* [Short task]: Find each line with "this" and copy it.

* [Provided data]:
::::

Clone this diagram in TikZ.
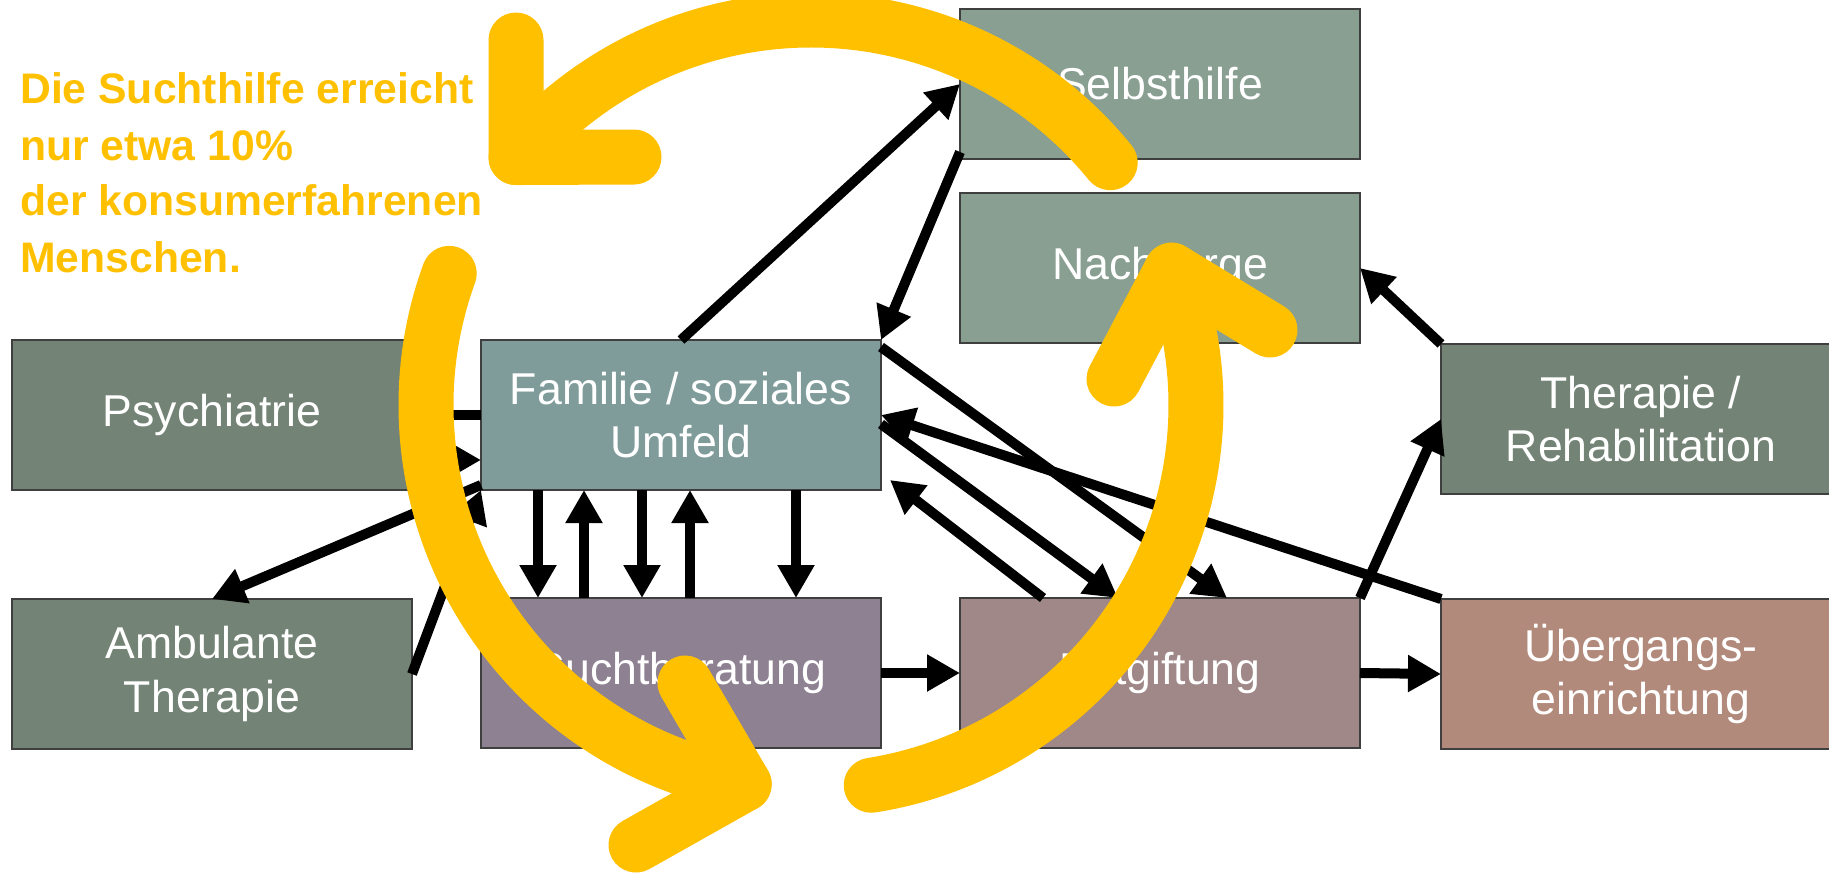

::::

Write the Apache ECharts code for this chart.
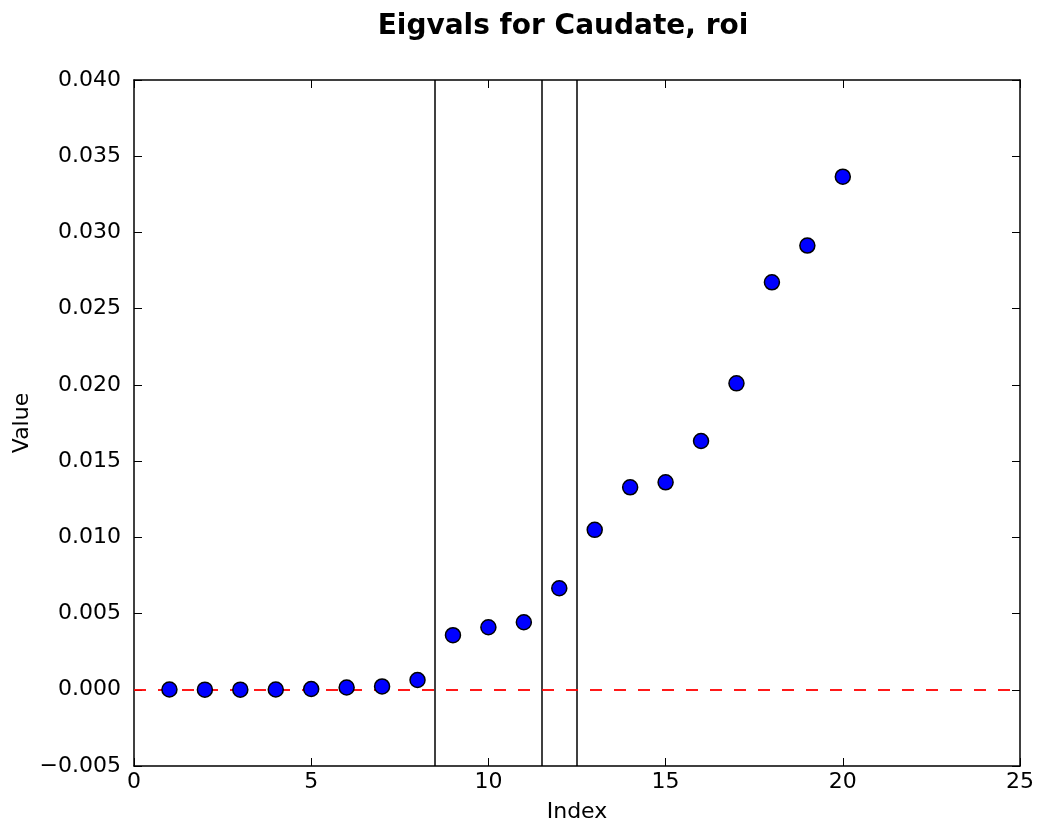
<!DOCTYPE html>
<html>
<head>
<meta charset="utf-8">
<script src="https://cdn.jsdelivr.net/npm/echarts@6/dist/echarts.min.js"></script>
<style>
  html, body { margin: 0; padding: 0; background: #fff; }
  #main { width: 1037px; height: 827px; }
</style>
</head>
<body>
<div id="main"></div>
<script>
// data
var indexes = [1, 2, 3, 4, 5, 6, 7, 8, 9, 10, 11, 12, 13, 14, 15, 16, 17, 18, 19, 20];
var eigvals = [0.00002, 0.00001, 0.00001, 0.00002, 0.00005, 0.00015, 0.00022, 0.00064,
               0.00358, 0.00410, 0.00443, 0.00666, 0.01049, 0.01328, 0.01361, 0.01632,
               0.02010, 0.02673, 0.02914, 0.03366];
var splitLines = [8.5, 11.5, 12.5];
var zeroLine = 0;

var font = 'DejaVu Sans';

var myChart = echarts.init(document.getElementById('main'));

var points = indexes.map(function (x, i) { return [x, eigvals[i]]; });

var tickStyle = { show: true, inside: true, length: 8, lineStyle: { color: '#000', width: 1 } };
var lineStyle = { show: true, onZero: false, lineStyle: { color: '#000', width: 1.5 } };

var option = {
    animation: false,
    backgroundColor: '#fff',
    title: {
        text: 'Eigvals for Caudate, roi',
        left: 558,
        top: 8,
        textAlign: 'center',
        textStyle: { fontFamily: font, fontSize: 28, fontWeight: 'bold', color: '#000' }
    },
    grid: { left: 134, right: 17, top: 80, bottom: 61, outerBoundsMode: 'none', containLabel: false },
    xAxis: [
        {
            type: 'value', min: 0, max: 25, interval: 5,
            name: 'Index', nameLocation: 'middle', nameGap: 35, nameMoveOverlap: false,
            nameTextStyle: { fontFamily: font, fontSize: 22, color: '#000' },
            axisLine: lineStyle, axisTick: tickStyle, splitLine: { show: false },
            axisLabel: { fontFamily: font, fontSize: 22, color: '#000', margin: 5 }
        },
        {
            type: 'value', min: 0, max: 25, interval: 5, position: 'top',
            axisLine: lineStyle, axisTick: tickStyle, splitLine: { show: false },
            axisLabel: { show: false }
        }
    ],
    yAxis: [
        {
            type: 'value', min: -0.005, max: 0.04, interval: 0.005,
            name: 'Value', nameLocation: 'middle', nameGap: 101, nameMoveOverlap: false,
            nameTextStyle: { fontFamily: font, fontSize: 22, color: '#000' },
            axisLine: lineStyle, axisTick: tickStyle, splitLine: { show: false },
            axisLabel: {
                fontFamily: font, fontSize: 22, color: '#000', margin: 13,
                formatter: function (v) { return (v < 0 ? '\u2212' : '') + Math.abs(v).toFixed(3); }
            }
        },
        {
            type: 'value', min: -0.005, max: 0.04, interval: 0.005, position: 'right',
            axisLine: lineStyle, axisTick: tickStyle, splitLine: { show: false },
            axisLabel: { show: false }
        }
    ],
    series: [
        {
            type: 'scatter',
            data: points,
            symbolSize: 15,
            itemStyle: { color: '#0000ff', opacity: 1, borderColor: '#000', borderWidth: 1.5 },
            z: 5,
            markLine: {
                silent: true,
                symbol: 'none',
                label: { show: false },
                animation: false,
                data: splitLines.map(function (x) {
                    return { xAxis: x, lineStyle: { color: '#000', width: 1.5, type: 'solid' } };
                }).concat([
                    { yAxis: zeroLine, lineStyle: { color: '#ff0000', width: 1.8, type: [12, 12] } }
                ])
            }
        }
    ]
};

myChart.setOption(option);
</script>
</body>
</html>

::::

* [Solution to the problem]:
Clone this diagram in TikZ.
Write the Apache ECharts code for this chart.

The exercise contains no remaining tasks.